OXON HILL, Md. – Four years ago, candidate Donald Trump didn’t bother attending the annual Conservative Political Action Conference, jabbing that he was too controversial for the buttoned-up, establishment Republican gathering.

This year, as bedrock conservatives gather outside the nation’s capital for the conference, they're working on how to sell Trump's brand of Republicanism beyond the party faithful.

Ralph Cropley, 50, who came from upstate New York, recalls feeling skeptical of Trump when he didn’t show up for the 2016 conference.

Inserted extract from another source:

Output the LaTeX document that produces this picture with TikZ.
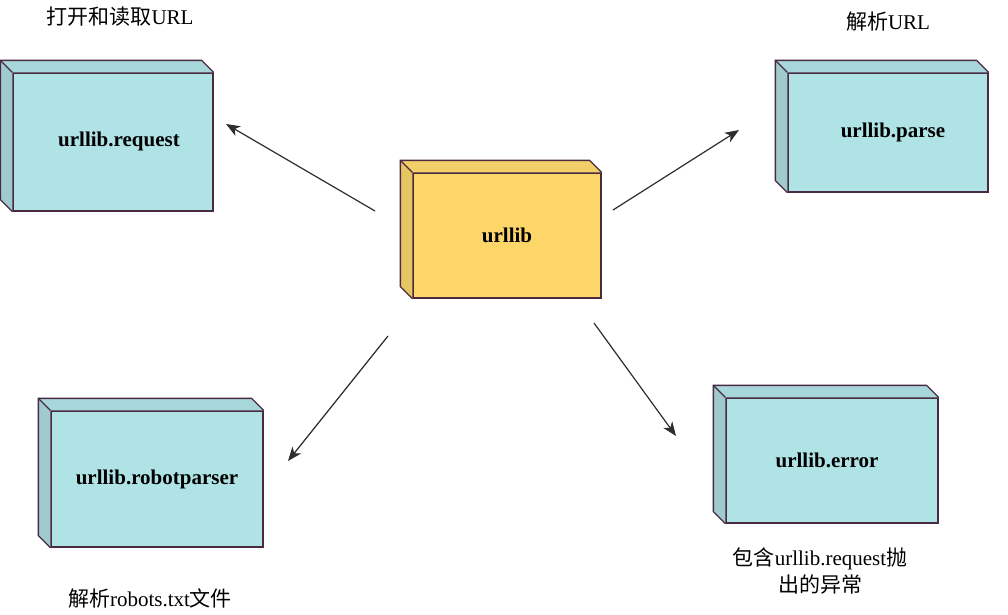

He's since been won over.

“He made all these promises, and every politician does,” Cropley said. “The difference is he seems to be actually working to fulfill every one of those.”

With the 2020 election just eight months away, Trump campaign advisers see the gathering as a golden opportunity to train hardcore activists to push the Trump message beyond the converted.

The conference has featured multiple “Words That Work” sessions — covering abortion, health care, immigration and more — tailored to teaching conservative faithful how to amplify and sell the president's message.

The effort comes as the Trump campaign is feeling increasingly optimistic about the president’s reelection chances following his acquittal in a Senate impeachment trial and amid signs that Democrats might be headed toward a drawn-out and fractious battle to pick their nominee to oppose him.

Trump himself will address CPAC activists on Saturday, his fourth straight address to the group since his election in 2016.